- Raw data -
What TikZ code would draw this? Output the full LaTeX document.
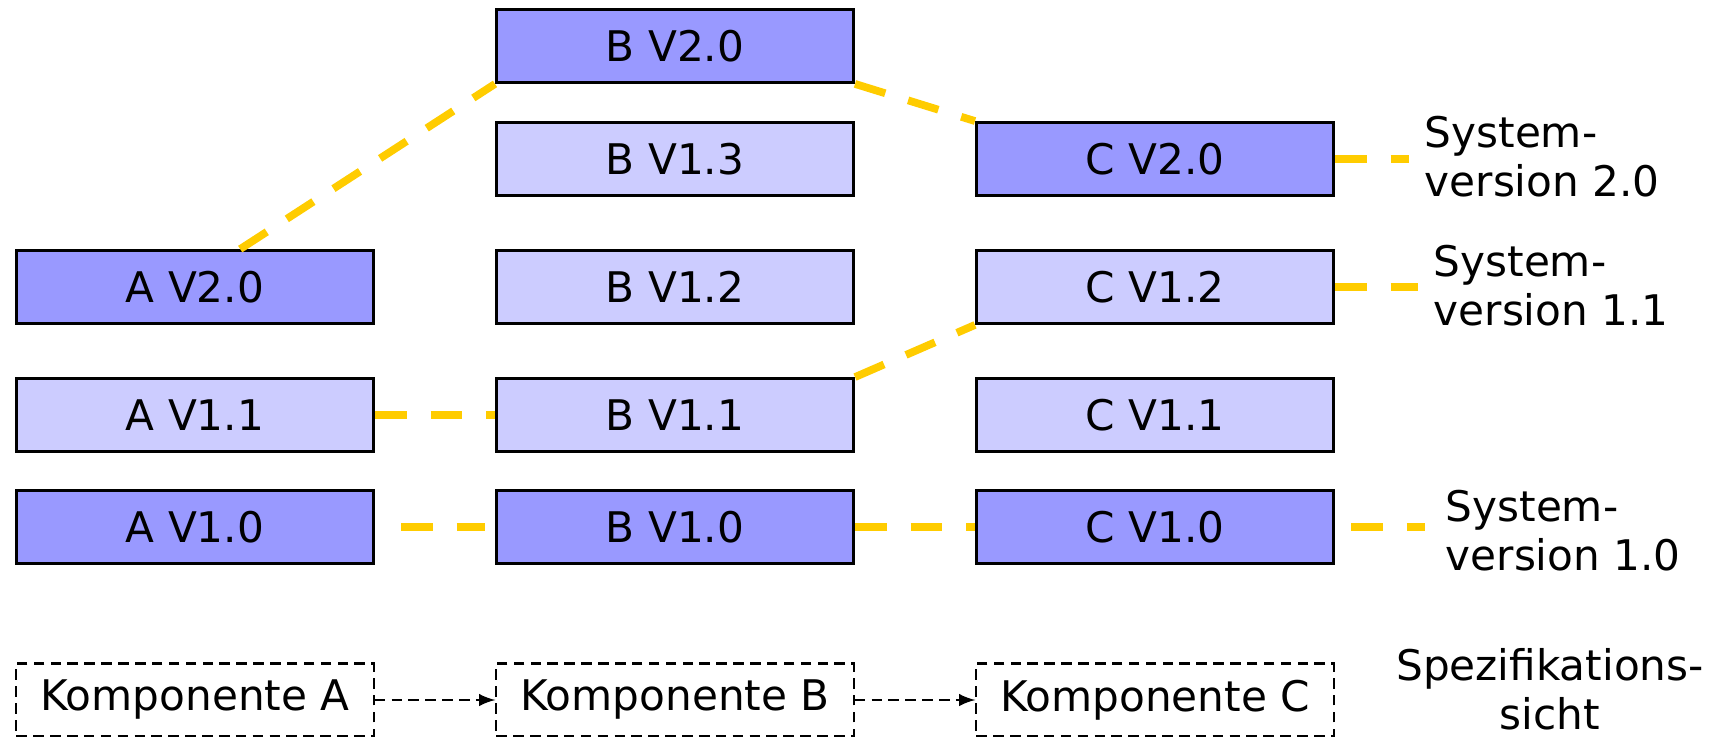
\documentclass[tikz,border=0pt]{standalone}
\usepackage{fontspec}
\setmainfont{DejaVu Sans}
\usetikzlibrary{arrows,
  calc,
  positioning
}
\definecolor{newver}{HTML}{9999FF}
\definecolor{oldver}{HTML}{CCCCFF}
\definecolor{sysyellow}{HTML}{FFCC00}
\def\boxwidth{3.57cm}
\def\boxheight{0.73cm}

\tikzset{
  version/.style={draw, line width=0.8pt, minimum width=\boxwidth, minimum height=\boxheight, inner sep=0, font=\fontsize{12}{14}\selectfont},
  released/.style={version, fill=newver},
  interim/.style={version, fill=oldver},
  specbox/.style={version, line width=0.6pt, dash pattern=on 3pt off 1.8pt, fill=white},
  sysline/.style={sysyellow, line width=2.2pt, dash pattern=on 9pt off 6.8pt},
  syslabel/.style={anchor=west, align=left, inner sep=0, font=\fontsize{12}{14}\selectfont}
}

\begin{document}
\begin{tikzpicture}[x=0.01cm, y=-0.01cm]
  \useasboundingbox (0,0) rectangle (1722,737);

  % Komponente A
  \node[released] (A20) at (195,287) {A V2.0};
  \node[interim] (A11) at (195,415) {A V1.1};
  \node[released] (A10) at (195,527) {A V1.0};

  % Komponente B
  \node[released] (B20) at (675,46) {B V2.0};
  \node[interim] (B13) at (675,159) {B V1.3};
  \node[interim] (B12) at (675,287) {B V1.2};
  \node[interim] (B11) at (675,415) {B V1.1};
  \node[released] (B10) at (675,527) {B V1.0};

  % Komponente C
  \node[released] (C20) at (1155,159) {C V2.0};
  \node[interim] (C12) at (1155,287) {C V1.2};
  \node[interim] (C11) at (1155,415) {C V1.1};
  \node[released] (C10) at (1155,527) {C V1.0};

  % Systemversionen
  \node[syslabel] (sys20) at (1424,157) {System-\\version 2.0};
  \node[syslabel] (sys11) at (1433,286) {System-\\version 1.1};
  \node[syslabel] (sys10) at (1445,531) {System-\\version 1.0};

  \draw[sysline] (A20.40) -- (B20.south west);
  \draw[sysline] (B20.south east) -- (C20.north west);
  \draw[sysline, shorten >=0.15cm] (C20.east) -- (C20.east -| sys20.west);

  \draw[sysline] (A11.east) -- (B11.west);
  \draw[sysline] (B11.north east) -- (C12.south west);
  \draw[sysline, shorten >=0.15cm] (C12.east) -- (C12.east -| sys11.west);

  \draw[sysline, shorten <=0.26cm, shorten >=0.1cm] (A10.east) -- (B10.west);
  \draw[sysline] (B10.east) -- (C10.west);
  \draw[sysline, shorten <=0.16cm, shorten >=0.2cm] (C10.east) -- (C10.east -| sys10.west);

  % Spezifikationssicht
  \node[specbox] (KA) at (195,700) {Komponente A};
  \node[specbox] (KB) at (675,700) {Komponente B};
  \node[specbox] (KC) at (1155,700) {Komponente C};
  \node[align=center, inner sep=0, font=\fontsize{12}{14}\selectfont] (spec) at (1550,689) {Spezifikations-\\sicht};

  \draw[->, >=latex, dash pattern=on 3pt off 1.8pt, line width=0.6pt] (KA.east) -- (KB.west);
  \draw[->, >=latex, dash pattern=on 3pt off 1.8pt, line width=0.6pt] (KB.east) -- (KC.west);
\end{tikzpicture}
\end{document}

- Task goal -
Output each line exactly; omit every picture.

- Solved problem -
What TikZ code would draw this? Output the full LaTeX document.
\documentclass[tikz,border=0pt]{standalone}
\usepackage{fontspec}
\setmainfont{DejaVu Sans}
\usetikzlibrary{arrows,
  calc,
  positioning
}
\definecolor{newver}{HTML}{9999FF}
\definecolor{oldver}{HTML}{CCCCFF}
\definecolor{sysyellow}{HTML}{FFCC00}
\def\boxwidth{3.57cm}
\def\boxheight{0.73cm}

\tikzset{
  version/.style={draw, line width=0.8pt, minimum width=\boxwidth, minimum height=\boxheight, inner sep=0, font=\fontsize{12}{14}\selectfont},
  released/.style={version, fill=newver},
  interim/.style={version, fill=oldver},
  specbox/.style={version, line width=0.6pt, dash pattern=on 3pt off 1.8pt, fill=white},
  sysline/.style={sysyellow, line width=2.2pt, dash pattern=on 9pt off 6.8pt},
  syslabel/.style={anchor=west, align=left, inner sep=0, font=\fontsize{12}{14}\selectfont}
}

\begin{document}
\begin{tikzpicture}[x=0.01cm, y=-0.01cm]
  \useasboundingbox (0,0) rectangle (1722,737);

  % Komponente A
  \node[released] (A20) at (195,287) {A V2.0};
  \node[interim] (A11) at (195,415) {A V1.1};
  \node[released] (A10) at (195,527) {A V1.0};

  % Komponente B
  \node[released] (B20) at (675,46) {B V2.0};
  \node[interim] (B13) at (675,159) {B V1.3};
  \node[interim] (B12) at (675,287) {B V1.2};
  \node[interim] (B11) at (675,415) {B V1.1};
  \node[released] (B10) at (675,527) {B V1.0};

  % Komponente C
  \node[released] (C20) at (1155,159) {C V2.0};
  \node[interim] (C12) at (1155,287) {C V1.2};
  \node[interim] (C11) at (1155,415) {C V1.1};
  \node[released] (C10) at (1155,527) {C V1.0};

  % Systemversionen
  \node[syslabel] (sys20) at (1424,157) {System-\\version 2.0};
  \node[syslabel] (sys11) at (1433,286) {System-\\version 1.1};
  \node[syslabel] (sys10) at (1445,531) {System-\\version 1.0};

  \draw[sysline] (A20.40) -- (B20.south west);
  \draw[sysline] (B20.south east) -- (C20.north west);
  \draw[sysline, shorten >=0.15cm] (C20.east) -- (C20.east -| sys20.west);

  \draw[sysline] (A11.east) -- (B11.west);
  \draw[sysline] (B11.north east) -- (C12.south west);
  \draw[sysline, shorten >=0.15cm] (C12.east) -- (C12.east -| sys11.west);

  \draw[sysline, shorten <=0.26cm, shorten >=0.1cm] (A10.east) -- (B10.west);
  \draw[sysline] (B10.east) -- (C10.west);
  \draw[sysline, shorten <=0.16cm, shorten >=0.2cm] (C10.east) -- (C10.east -| sys10.west);

  % Spezifikationssicht
  \node[specbox] (KA) at (195,700) {Komponente A};
  \node[specbox] (KB) at (675,700) {Komponente B};
  \node[specbox] (KC) at (1155,700) {Komponente C};
  \node[align=center, inner sep=0, font=\fontsize{12}{14}\selectfont] (spec) at (1550,689) {Spezifikations-\\sicht};

  \draw[->, >=latex, dash pattern=on 3pt off 1.8pt, line width=0.6pt] (KA.east) -- (KB.west);
  \draw[->, >=latex, dash pattern=on 3pt off 1.8pt, line width=0.6pt] (KB.east) -- (KC.west);
\end{tikzpicture}
\end{document}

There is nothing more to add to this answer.